» Source excerpt
------
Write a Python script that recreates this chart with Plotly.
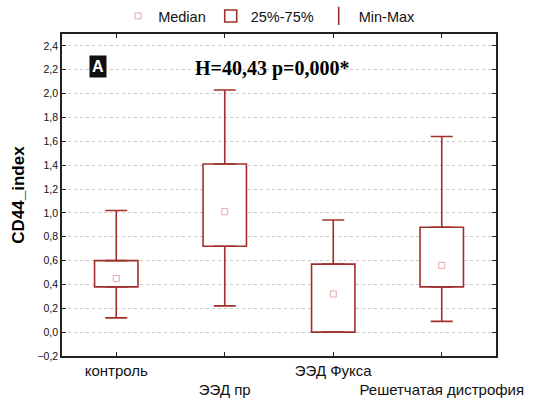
import plotly.graph_objects as go

categories = ["контроль", "ЭЭД пр", "ЭЭД Фукса", "Решетчатая дистрофия"]
mins = [0.12, 0.22, 0.00, 0.09]
q1s = [0.38, 0.72, 0.00, 0.38]
medians = [0.45, 1.01, 0.32, 0.56]
q3s = [0.60, 1.41, 0.57, 0.88]
maxs = [1.02, 2.03, 0.94, 1.64]
y_ticks = [-0.2, 0.0, 0.2, 0.4, 0.6, 0.8, 1.0, 1.2, 1.4, 1.6, 1.8, 2.0, 2.2, 2.4]

RED = "#a0302c"
MED = "#e2aaa2"
FONT = "Liberation Sans, Arial, sans-serif"

xs = list(range(len(categories)))
ticktext = [c if i % 2 == 0 else "<br>" + c for i, c in enumerate(categories)]

fig = go.Figure()

fig.add_trace(go.Scatter(
    x=xs, y=medians, mode="markers", name="Median",
    marker=dict(symbol="square-open", size=6, color=MED, line=dict(width=1, color=MED)),
))

fig.add_trace(go.Bar(
    x=xs, base=q1s, y=[b - a for a, b in zip(q1s, q3s)], width=0.4,
    name="25%-75%",
    marker=dict(color="white", line=dict(color=RED, width=1.6)),
))

fig.add_trace(go.Scatter(
    x=xs, y=q3s, mode="markers", showlegend=False, hoverinfo="skip",
    marker=dict(size=1, color="rgba(0,0,0,0)"),
    error_y=dict(type="data", symmetric=False,
                 array=[m - q for m, q in zip(maxs, q3s)],
                 arrayminus=[0] * len(q3s),
                 color=RED, thickness=1.6, width=11),
))
fig.add_trace(go.Scatter(
    x=xs, y=q1s, mode="markers", showlegend=False, hoverinfo="skip",
    marker=dict(size=1, color="rgba(0,0,0,0)"),
    error_y=dict(type="data", symmetric=False,
                 array=[0] * len(q1s),
                 arrayminus=[q - m for q, m in zip(q1s, mins)],
                 color=RED, thickness=1.6, width=11),
))

fig.add_trace(go.Scatter(
    x=[None], y=[None], mode="markers", name="Min-Max",
    marker=dict(symbol="line-ns-open", size=13, color=RED, line=dict(width=1.6, color=RED)),
))

fig.update_layout(
    width=533, height=401,
    margin=dict(l=62, r=37, t=34, b=45, autoexpand=False),
    paper_bgcolor="white", plot_bgcolor="white",
    separators=",.",
    font=dict(family=FONT, color="#111111"),
    showlegend=True,
    legend=dict(orientation="h", x=0.505, xanchor="center", y=1.0, yanchor="top",
                xref="container", yref="container",
                font=dict(size=14.5, family=FONT), itemwidth=30, traceorder="normal",
                tracegroupgap=0, bgcolor="rgba(0,0,0,0)"),
    barmode="overlay",
)

fig.update_xaxes(
    range=[-0.5, 3.5], tickmode="array", tickvals=xs, ticktext=ticktext,
    tickangle=0, automargin=False,
    showgrid=False, zeroline=False,
    showline=True, linecolor="#222222", linewidth=1.5, mirror="ticks",
    ticks="inside", ticklen=4, tickcolor="#222222",
    tickfont=dict(size=15, family=FONT, color="#111111"),
)
fig.update_yaxes(
    range=[-0.2, 2.5], tickmode="array", tickvals=y_ticks, tickformat=".1f",
    automargin=False,
    showgrid=True, gridcolor="#d0c6c6", griddash="dot", gridwidth=1,
    zeroline=False,
    showline=True, linecolor="#222222", linewidth=1.5, mirror="ticks",
    ticks="inside", ticklen=4, tickcolor="#222222",
    tickfont=dict(size=10.5, family=FONT, color="#111111"),
    title=dict(text="<b>CD44_index</b>", font=dict(size=17, family=FONT, color="#000000"), standoff=8),
)

fig.add_annotation(
    xref="paper", yref="paper", x=0.062, y=0.935, text="<b>A</b>",
    showarrow=False, bgcolor="#111111", borderpad=2,
    font=dict(size=16, family=FONT, color="white"),
)
fig.add_annotation(
    xref="paper", yref="paper", x=0.4845, y=0.935, text="<b>H=40,43 p=0,000*</b>",
    showarrow=False, font=dict(size=20, family="Liberation Serif, Times New Roman, serif", color="#000000"),
)

fig.write_html("out.html", config={"displayModeBar": False},
               post_script="document.body.style.margin='0';")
------
» Work to be completed
Copy every line of the data word for word, omitting the images.

» Task solution
Write a Python script that recreates this chart with Plotly.
import plotly.graph_objects as go

categories = ["контроль", "ЭЭД пр", "ЭЭД Фукса", "Решетчатая дистрофия"]
mins = [0.12, 0.22, 0.00, 0.09]
q1s = [0.38, 0.72, 0.00, 0.38]
medians = [0.45, 1.01, 0.32, 0.56]
q3s = [0.60, 1.41, 0.57, 0.88]
maxs = [1.02, 2.03, 0.94, 1.64]
y_ticks = [-0.2, 0.0, 0.2, 0.4, 0.6, 0.8, 1.0, 1.2, 1.4, 1.6, 1.8, 2.0, 2.2, 2.4]

RED = "#a0302c"
MED = "#e2aaa2"
FONT = "Liberation Sans, Arial, sans-serif"

xs = list(range(len(categories)))
ticktext = [c if i % 2 == 0 else "<br>" + c for i, c in enumerate(categories)]

fig = go.Figure()

fig.add_trace(go.Scatter(
    x=xs, y=medians, mode="markers", name="Median",
    marker=dict(symbol="square-open", size=6, color=MED, line=dict(width=1, color=MED)),
))

fig.add_trace(go.Bar(
    x=xs, base=q1s, y=[b - a for a, b in zip(q1s, q3s)], width=0.4,
    name="25%-75%",
    marker=dict(color="white", line=dict(color=RED, width=1.6)),
))

fig.add_trace(go.Scatter(
    x=xs, y=q3s, mode="markers", showlegend=False, hoverinfo="skip",
    marker=dict(size=1, color="rgba(0,0,0,0)"),
    error_y=dict(type="data", symmetric=False,
                 array=[m - q for m, q in zip(maxs, q3s)],
                 arrayminus=[0] * len(q3s),
                 color=RED, thickness=1.6, width=11),
))
fig.add_trace(go.Scatter(
    x=xs, y=q1s, mode="markers", showlegend=False, hoverinfo="skip",
    marker=dict(size=1, color="rgba(0,0,0,0)"),
    error_y=dict(type="data", symmetric=False,
                 array=[0] * len(q1s),
                 arrayminus=[q - m for q, m in zip(q1s, mins)],
                 color=RED, thickness=1.6, width=11),
))

fig.add_trace(go.Scatter(
    x=[None], y=[None], mode="markers", name="Min-Max",
    marker=dict(symbol="line-ns-open", size=13, color=RED, line=dict(width=1.6, color=RED)),
))

fig.update_layout(
    width=533, height=401,
    margin=dict(l=62, r=37, t=34, b=45, autoexpand=False),
    paper_bgcolor="white", plot_bgcolor="white",
    separators=",.",
    font=dict(family=FONT, color="#111111"),
    showlegend=True,
    legend=dict(orientation="h", x=0.505, xanchor="center", y=1.0, yanchor="top",
                xref="container", yref="container",
                font=dict(size=14.5, family=FONT), itemwidth=30, traceorder="normal",
                tracegroupgap=0, bgcolor="rgba(0,0,0,0)"),
    barmode="overlay",
)

fig.update_xaxes(
    range=[-0.5, 3.5], tickmode="array", tickvals=xs, ticktext=ticktext,
    tickangle=0, automargin=False,
    showgrid=False, zeroline=False,
    showline=True, linecolor="#222222", linewidth=1.5, mirror="ticks",
    ticks="inside", ticklen=4, tickcolor="#222222",
    tickfont=dict(size=15, family=FONT, color="#111111"),
)
fig.update_yaxes(
    range=[-0.2, 2.5], tickmode="array", tickvals=y_ticks, tickformat=".1f",
    automargin=False,
    showgrid=True, gridcolor="#d0c6c6", griddash="dot", gridwidth=1,
    zeroline=False,
    showline=True, linecolor="#222222", linewidth=1.5, mirror="ticks",
    ticks="inside", ticklen=4, tickcolor="#222222",
    tickfont=dict(size=10.5, family=FONT, color="#111111"),
    title=dict(text="<b>CD44_index</b>", font=dict(size=17, family=FONT, color="#000000"), standoff=8),
)

fig.add_annotation(
    xref="paper", yref="paper", x=0.062, y=0.935, text="<b>A</b>",
    showarrow=False, bgcolor="#111111", borderpad=2,
    font=dict(size=16, family=FONT, color="white"),
)
fig.add_annotation(
    xref="paper", yref="paper", x=0.4845, y=0.935, text="<b>H=40,43 p=0,000*</b>",
    showarrow=False, font=dict(size=20, family="Liberation Serif, Times New Roman, serif", color="#000000"),
)

fig.write_html("out.html", config={"displayModeBar": False},
               post_script="document.body.style.margin='0';")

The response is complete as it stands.